I don't think networks do it anymore, but if one of you favorite shows starts getting pimped that way, just stop watching and enjoy the memories.

on Friday, September 24th, billzebub said

They don't even write scripts anymore. It's all reality TV. I'd take a "very special episode" any day over 7 strangers finding out what it's like when things stop being polite...

on Friday, September 24th, Pistaugh said

There's a pretty cool web site called www.jumptheshark.com

The name of it comes from the episode of Happy Days where Fonzie actually jumps a shark (on water skis, if I remember correctly). When a show has hit it's high point and its all downhill from there. Like when Vicki joined the cast of the Love Boat. Or the episode of What's Happening, when the Doobie Brothers guest star. Or when Terminator 2 replaced Mulder on the X-files.

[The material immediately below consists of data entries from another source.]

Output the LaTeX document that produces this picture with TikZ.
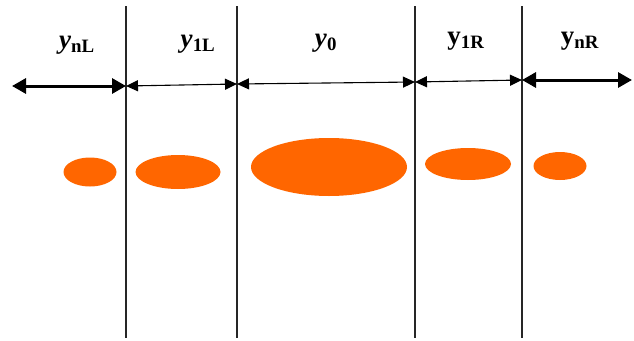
\documentclass[tikz,border=0pt]{standalone}
\usepackage{fontspec}
\setmainfont{Liberation Serif}
\usetikzlibrary{arrows.meta,shapes.geometric}

\definecolor{spotorange}{RGB}{255,102,0}

\tikzset{
  divider/.style={line width=1.5pt, draw=black!85},
  widearrow/.style={line width=3pt, {Triangle[length=14pt,width=15pt]}-{Triangle[length=14pt,width=15pt]}},
  narrowarrow/.style={line width=1.1pt, {Triangle[length=12pt,width=11pt]}-{Triangle[length=12pt,width=11pt]}},
  spot/.style={ellipse, fill=spotorange, inner sep=0pt},
  zonelabel/.style={font=\fontsize{27}{30}\selectfont\bfseries}
}

\begin{document}
\begin{tikzpicture}[x=1pt,y=-1pt]
\useasboundingbox (0,0) rectangle (634,340);

% dividing lines
\coordinate (T1) at (126,6);   \coordinate (B1) at (126,338);
\coordinate (T2) at (237,6);   \coordinate (B2) at (237,338);
\coordinate (T3) at (415,6);   \coordinate (B3) at (415,338);
\coordinate (T4) at (522,6);   \coordinate (B4) at (522,338);

\draw [divider] (T1) -- (B1);
\draw [divider] (T2) -- (B2);
\draw [divider] (T3) -- (B3);
\draw [divider] (T4) -- (B4);

% arrow ends
\coordinate (L0) at (12,86);
\coordinate (L1) at (126,86);
\coordinate (L2a) at (126,86);  \coordinate (L2b) at (237,84);
\coordinate (M0a) at (237,84);  \coordinate (M0b) at (415,82);
\coordinate (R1a) at (415,82);  \coordinate (R1b) at (522,80);
\coordinate (R0a) at (522,80);  \coordinate (R0b) at (632,80);

\draw [widearrow] (L0) -- (L1);
\draw [narrowarrow] (L2a) -- (L2b);
\draw [narrowarrow] (M0a) -- (M0b);
\draw [narrowarrow] (R1a) -- (R1b);
\draw [widearrow] (R0a) -- (R0b);

% labels
\node (ynL) at (77,45) [zonelabel] {\textit{y}\textsubscript{nL}};
\node (y1L) at (198,44) [zonelabel] {\textit{y}\textsubscript{1L}};
\node (y0) at (326,43) [zonelabel] {\textit{y}\textsubscript{0}};
\node (y1R) at (466,41) [zonelabel] {y\textsubscript{1R}};
\node (ynR) at (580,41) [zonelabel] {y\textsubscript{nR}};

% spots
\node (s1) at (90,172) [spot, minimum width=53pt, minimum height=29pt] {};
\node (s2) at (178,172) [spot, minimum width=85pt, minimum height=34pt] {};
\node (s3) at (329,167) [spot, minimum width=156pt, minimum height=58pt] {};
\node (s4) at (468,164) [spot, minimum width=86pt, minimum height=32pt] {};
\node (s5) at (560,166) [spot, minimum width=53pt, minimum height=28pt] {};

\end{tikzpicture}
\end{document}
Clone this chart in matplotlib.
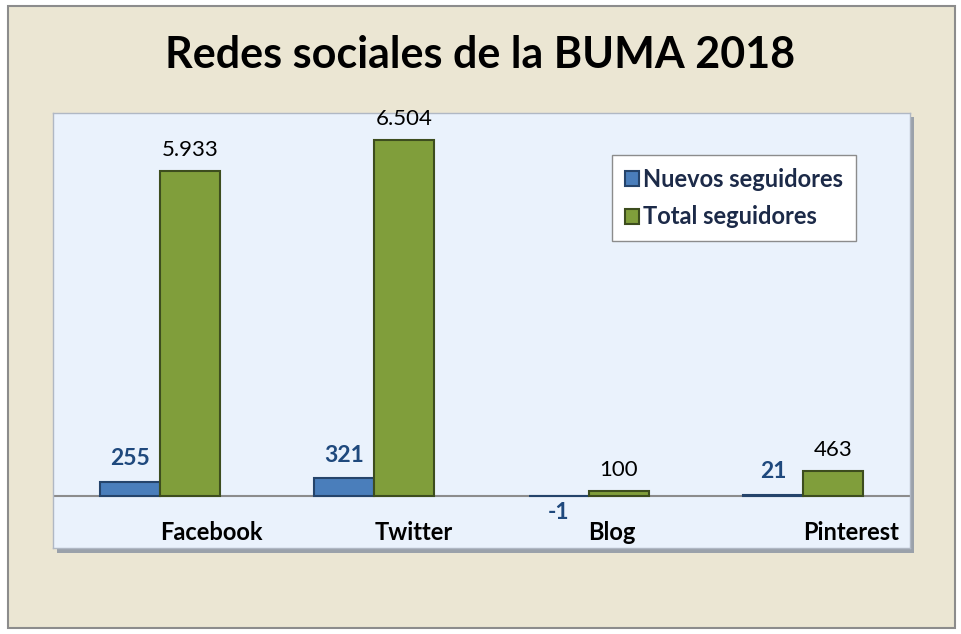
import matplotlib.pyplot as plt
from matplotlib.patches import Rectangle
import numpy as np

categorias = ["Facebook", "Twitter", "Blog", "Pinterest"]
nuevos = [255, 321, -1, 21]
total = [5933, 6504, 100, 463]
etiq_nuevos = ["255", "321", "-1", "21"]
etiq_total = ["5.933", "6.504", "100", "463"]

plt.rcParams['font.family'] = ['Lato', 'DejaVu Sans']

fig = plt.figure(figsize=(9.61, 6.34), dpi=100)
fig.patch.set_facecolor('white')

# marco exterior beige
W, H = 961, 634
marco = Rectangle((8 / W, 6 / H), 947 / W, 622 / H, transform=fig.transFigure,
                  facecolor='#ebe6d3', edgecolor='#8c8c8c', linewidth=1.5, zorder=-2)
fig.patches.append(marco)

# sombra del area de trazado
sombra = Rectangle((57 / W, 81 / H), 857 / W, 436 / H, transform=fig.transFigure,
                   facecolor='#9aa1aa', edgecolor='none', zorder=-1)
fig.patches.append(sombra)

ax = fig.add_axes([53 / W, 86 / H, 857 / W, 435 / H])
ax.set_zorder(2)
ax.set_facecolor('#eaf2fc')
ax.set_xlim(-0.5, 3.5)
ax.set_ylim(-950, 7000)

x = np.arange(len(categorias))
w = 0.28
b1 = ax.bar(x - w / 2, nuevos, w, color='#4a7ebb', edgecolor='#25446b', linewidth=1.5,
            label='Nuevos seguidores', zorder=3)
b2 = ax.bar(x + w / 2, total, w, color='#809e3b', edgecolor='#3d4d1e', linewidth=1.5,
            label='Total seguidores', zorder=3)

ax.axhline(0, color='#8c8c8c', linewidth=1.5, zorder=2)

for i in range(len(categorias)):
    if nuevos[i] >= 0:
        ax.text(x[i] - w / 2, nuevos[i] + 230, etiq_nuevos[i], ha='center', va='bottom',
                fontsize=16.5, fontweight='bold', color='#1f497d')
    else:
        ax.text(x[i] - w / 2 + 0.05, -310, etiq_nuevos[i], ha='right', va='center',
                fontsize=16.5, fontweight='bold', color='#1f497d')
    ax.text(x[i] + w / 2, total[i] + 200, etiq_total[i], ha='center', va='bottom',
            fontsize=16, color='black')
    ax.text(x[i], -660, categorias[i], ha='left', va='center',
            fontsize=17, fontweight='bold', color='black')

ax.set_xticks([])
ax.set_yticks([])
for s in ax.spines.values():
    s.set_color('#b0b8c4')
    s.set_linewidth(1)

leg = ax.legend(loc='upper right', bbox_to_anchor=(0.937, 0.903),
                prop={'weight': 'bold', 'size': 17}, fancybox=False, framealpha=1,
                edgecolor='#8c8c8c', handlelength=0.6, handleheight=0.6,
                handletextpad=0.15, labelspacing=0.6, borderpad=0.55, borderaxespad=0)
for t in leg.get_texts():
    t.set_color('#1c2a48')

fig.text(480 / W, 1 - 55 / H, "Redes sociales de la BUMA 2018", ha='center', va='center',
         fontsize=31, fontweight='bold', color='black')

fig.savefig('out.png', dpi=100, facecolor=fig.get_facecolor())
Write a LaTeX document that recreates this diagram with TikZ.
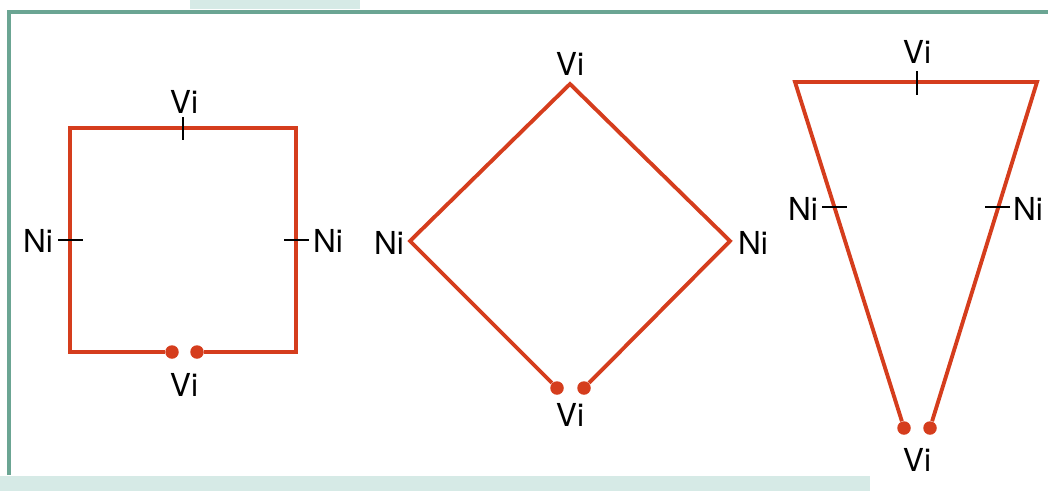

on Friday, September 24th, billzebub said

It wasn't Jason Patrick's fault the X files sucked that last season. They were supposed to end it and they decided to milk more money out of it. It was the writing and the stupid explanations for Mulder's not being there that sucked the show up.

I actually liked the character Jason Patrick played, I just couldn't stand the plot line anymore.

on Friday, September 24th, Briannirvana said

What about the Very Special Episode of Family Ties where Mallory's Uncle is trying to get up her skirt? Claasic 80s TV.

on Friday, September 24th, Briannirvana said

So I never watched The Facts of Life, but was there a Very Special Episode of Facts of Life where they disgusted why they had started bleeding, like in that movie about that girl who thinks that she's Joan of Arc, and her sister Putterjacks thinks that she has been shot when in fact she just had her period?